:: What the task asks ::
Exactly repeat the material, dropping every picture from the copy.

:: Supplied information ::
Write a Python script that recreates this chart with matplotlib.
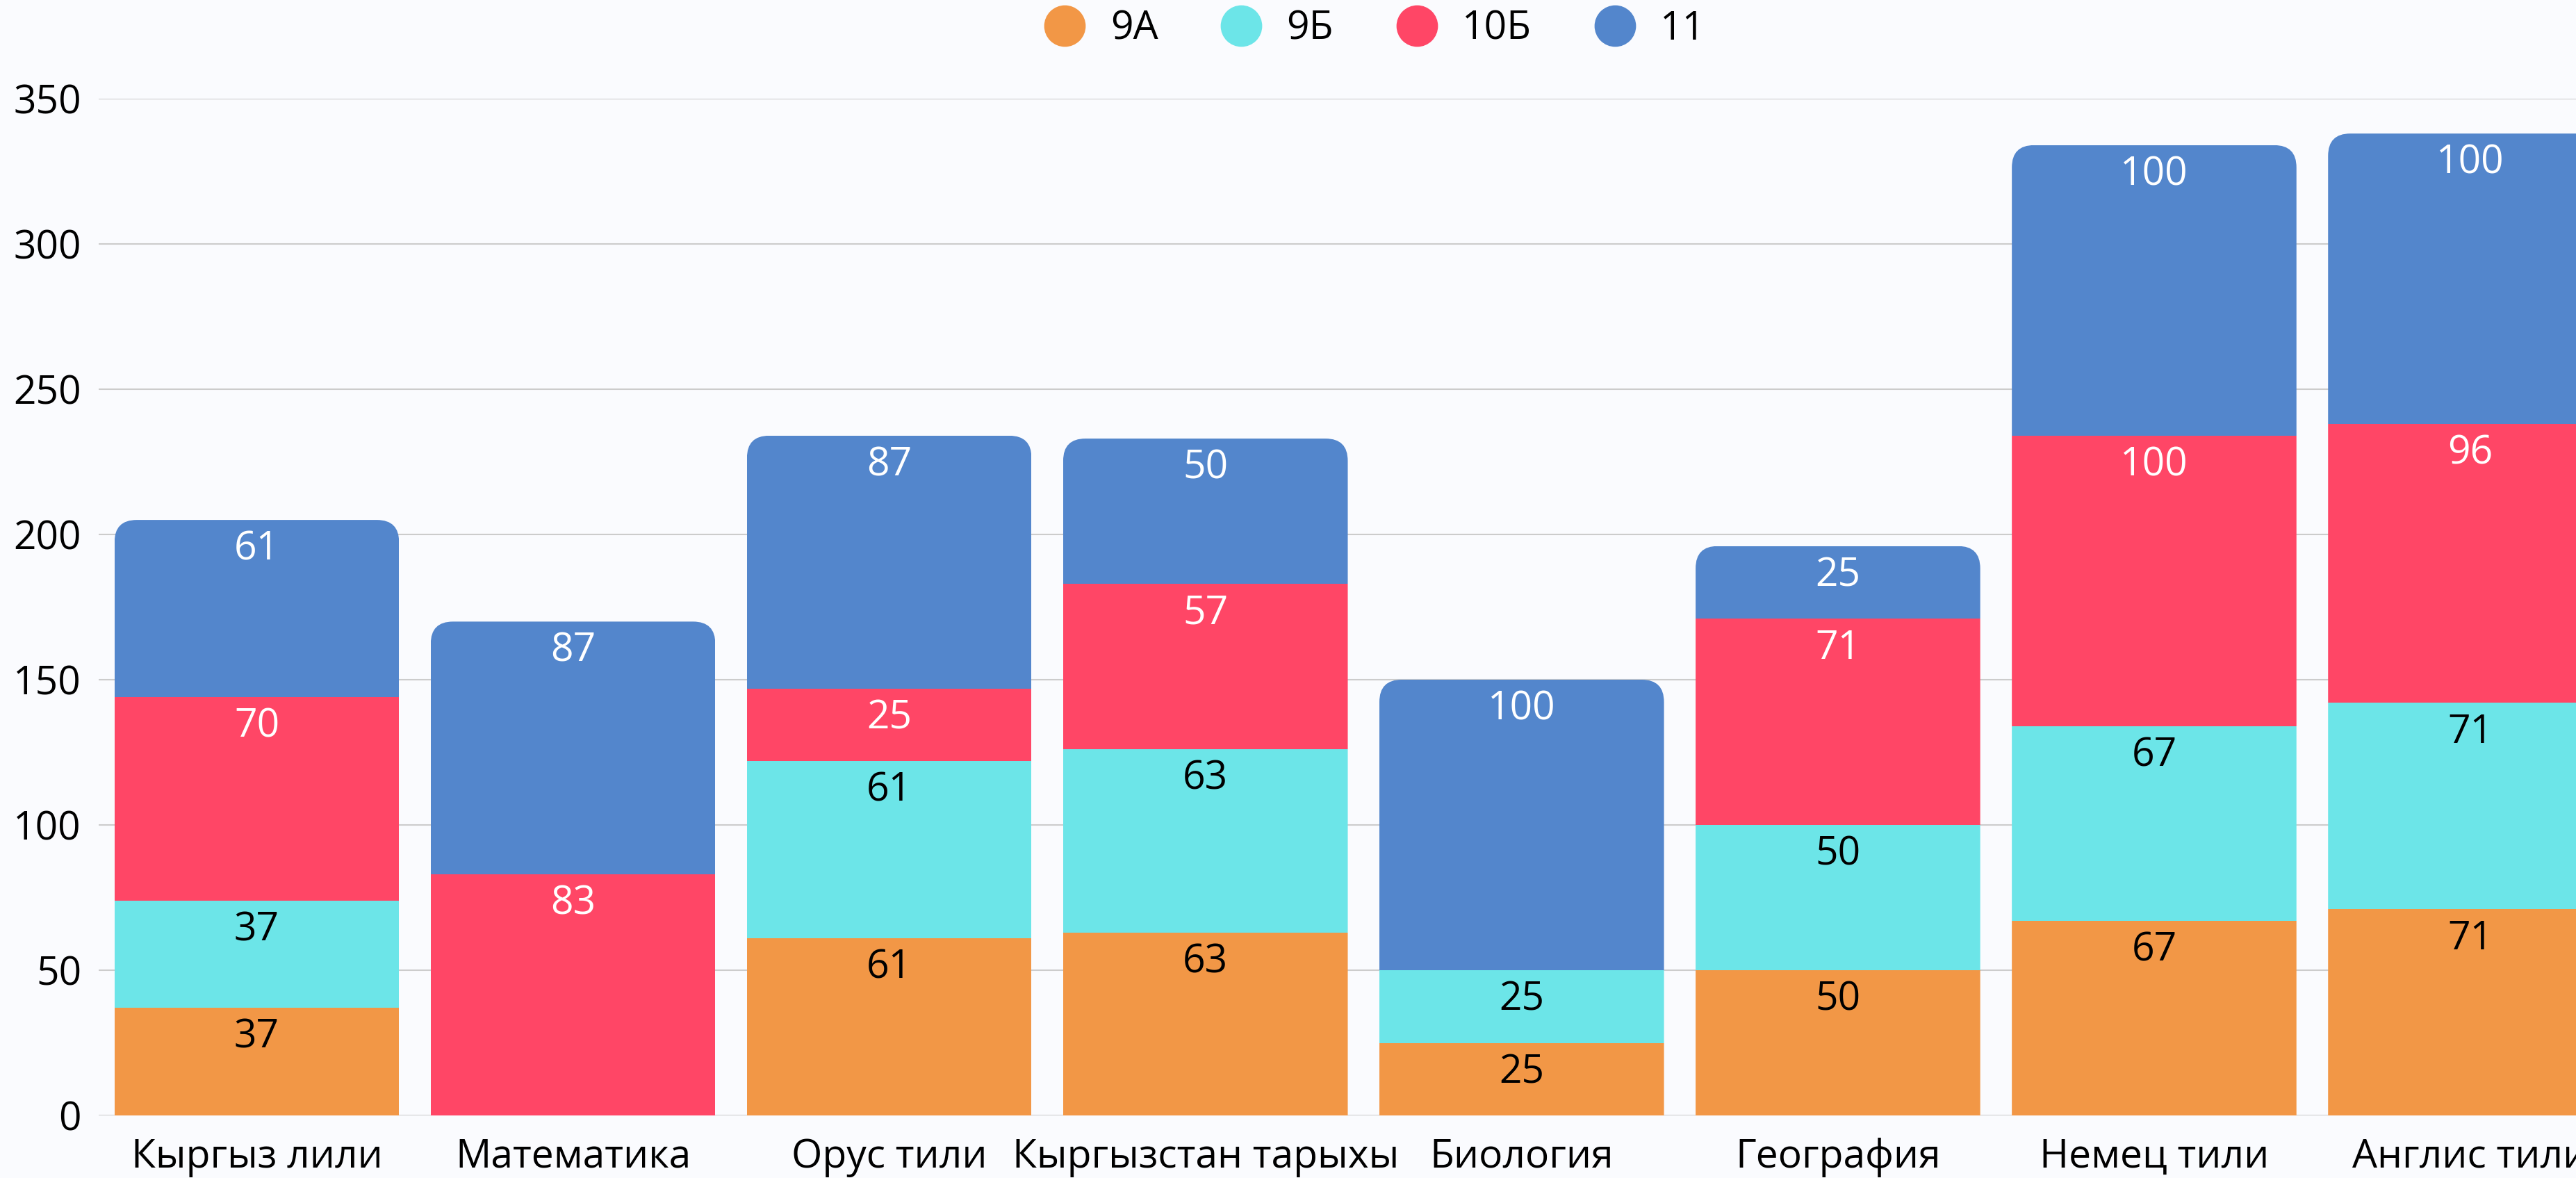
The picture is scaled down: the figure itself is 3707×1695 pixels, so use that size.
import matplotlib.pyplot as plt
import numpy as np
from matplotlib.patches import FancyBboxPatch
from matplotlib.lines import Line2D

plt.rcParams['font.family'] = ['Open Sans', 'DejaVu Sans']

# data
subjects = ["Кыргыз лили", "Математика", "Орус тили", "Кыргызстан тарыхы",
            "Биология", "География", "Немец тили", "Англис тили"]
groups = ["9А", "9Б", "10Б", "11"]
g9a = [37, 0, 61, 63, 25, 50, 67, 71]
g9b = [37, 0, 61, 63, 25, 50, 67, 71]
g10b = [70, 83, 25, 57, 0, 71, 100, 96]
g11 = [61, 87, 87, 50, 100, 25, 100, 100]

colors = ['#F29746', '#6CE5E8', '#FF4666', '#5386CC']
text_colors = ['black', 'black', 'white', 'white']
bg = '#FAFBFE'

W, H = 3707, 1695
fig = plt.figure(figsize=(W / 100, H / 100), dpi=100, facecolor=bg)
ax = fig.add_axes([142 / W, 1 - 1605 / H, 1 - 142 / W, (1605 - 142) / H])
ax.set_facecolor(bg)

x = np.arange(len(subjects))
bw = 0.9
ax.set_xlim(-0.5, 7.334)
ax.set_ylim(0, 350)

series = [g9a, g9b, g10b, g11]
totals = np.sum(series, axis=0)

# rounded top corners via clip path
px_x = (W - 142) / (7.334 + 0.5)
px_y = (1605 - 142) / 350
r_px = 32
rx = r_px / px_x
aspect = (r_px / px_y) / rx
clips = []
for i in range(len(subjects)):
    p = FancyBboxPatch((x[i] - bw / 2, -50), bw, totals[i] + 50,
                       boxstyle=f"round,pad=0,rounding_size={rx}",
                       mutation_aspect=aspect, transform=ax.transData)
    clips.append(p)

bottom = np.zeros(len(subjects))
for k, vals in enumerate(series):
    vals = np.array(vals)
    bars = ax.bar(x, vals, bw, bottom=bottom, color=colors[k], label=groups[k], zorder=3)
    for i, b in enumerate(bars):
        b.set_clip_path(clips[i])
        if vals[i] > 0:
            ax.annotate(str(vals[i]), (x[i], bottom[i] + vals[i]), xytext=(0, -31),
                        textcoords='offset points', ha='center', va='center',
                        fontsize=41, color=text_colors[k], zorder=4)
    bottom += vals

ax.set_yticks(np.arange(0, 351, 50))
ax.grid(axis='y', color='#cccccc', lw=1.5, zorder=0)
ax.axhline(0, color='#888888', lw=2, zorder=1)
for s in ax.spines.values():
    s.set_visible(False)
ax.set_xticks(x)
ax.set_xticklabels(subjects)
ax.tick_params(axis='x', length=0, pad=23, labelsize=41)
ax.tick_params(axis='y', length=0, pad=18, labelsize=41)

handles = [Line2D([], [], marker='o', linestyle='', markersize=42,
                  markerfacecolor=c, markeredgecolor=c) for c in colors]
fig.legend(handles, groups, loc='upper center', bbox_to_anchor=(1965 / W, 1.022),
           ncol=4, frameon=False, fontsize=41, handletextpad=0.15,
           columnspacing=1.1)

plt.savefig("out.png", dpi=100, facecolor=bg)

:: Solution to this task ::
Write a Python script that recreates this chart with matplotlib.
The picture is scaled down: the figure itself is 3707×1695 pixels, so use that size.
import matplotlib.pyplot as plt
import numpy as np
from matplotlib.patches import FancyBboxPatch
from matplotlib.lines import Line2D

plt.rcParams['font.family'] = ['Open Sans', 'DejaVu Sans']

# data
subjects = ["Кыргыз лили", "Математика", "Орус тили", "Кыргызстан тарыхы",
            "Биология", "География", "Немец тили", "Англис тили"]
groups = ["9А", "9Б", "10Б", "11"]
g9a = [37, 0, 61, 63, 25, 50, 67, 71]
g9b = [37, 0, 61, 63, 25, 50, 67, 71]
g10b = [70, 83, 25, 57, 0, 71, 100, 96]
g11 = [61, 87, 87, 50, 100, 25, 100, 100]

colors = ['#F29746', '#6CE5E8', '#FF4666', '#5386CC']
text_colors = ['black', 'black', 'white', 'white']
bg = '#FAFBFE'

W, H = 3707, 1695
fig = plt.figure(figsize=(W / 100, H / 100), dpi=100, facecolor=bg)
ax = fig.add_axes([142 / W, 1 - 1605 / H, 1 - 142 / W, (1605 - 142) / H])
ax.set_facecolor(bg)

x = np.arange(len(subjects))
bw = 0.9
ax.set_xlim(-0.5, 7.334)
ax.set_ylim(0, 350)

series = [g9a, g9b, g10b, g11]
totals = np.sum(series, axis=0)

# rounded top corners via clip path
px_x = (W - 142) / (7.334 + 0.5)
px_y = (1605 - 142) / 350
r_px = 32
rx = r_px / px_x
aspect = (r_px / px_y) / rx
clips = []
for i in range(len(subjects)):
    p = FancyBboxPatch((x[i] - bw / 2, -50), bw, totals[i] + 50,
                       boxstyle=f"round,pad=0,rounding_size={rx}",
                       mutation_aspect=aspect, transform=ax.transData)
    clips.append(p)

bottom = np.zeros(len(subjects))
for k, vals in enumerate(series):
    vals = np.array(vals)
    bars = ax.bar(x, vals, bw, bottom=bottom, color=colors[k], label=groups[k], zorder=3)
    for i, b in enumerate(bars):
        b.set_clip_path(clips[i])
        if vals[i] > 0:
            ax.annotate(str(vals[i]), (x[i], bottom[i] + vals[i]), xytext=(0, -31),
                        textcoords='offset points', ha='center', va='center',
                        fontsize=41, color=text_colors[k], zorder=4)
    bottom += vals

ax.set_yticks(np.arange(0, 351, 50))
ax.grid(axis='y', color='#cccccc', lw=1.5, zorder=0)
ax.axhline(0, color='#888888', lw=2, zorder=1)
for s in ax.spines.values():
    s.set_visible(False)
ax.set_xticks(x)
ax.set_xticklabels(subjects)
ax.tick_params(axis='x', length=0, pad=23, labelsize=41)
ax.tick_params(axis='y', length=0, pad=18, labelsize=41)

handles = [Line2D([], [], marker='o', linestyle='', markersize=42,
                  markerfacecolor=c, markeredgecolor=c) for c in colors]
fig.legend(handles, groups, loc='upper center', bbox_to_anchor=(1965 / W, 1.022),
           ncol=4, frameon=False, fontsize=41, handletextpad=0.15,
           columnspacing=1.1)

plt.savefig("out.png", dpi=100, facecolor=bg)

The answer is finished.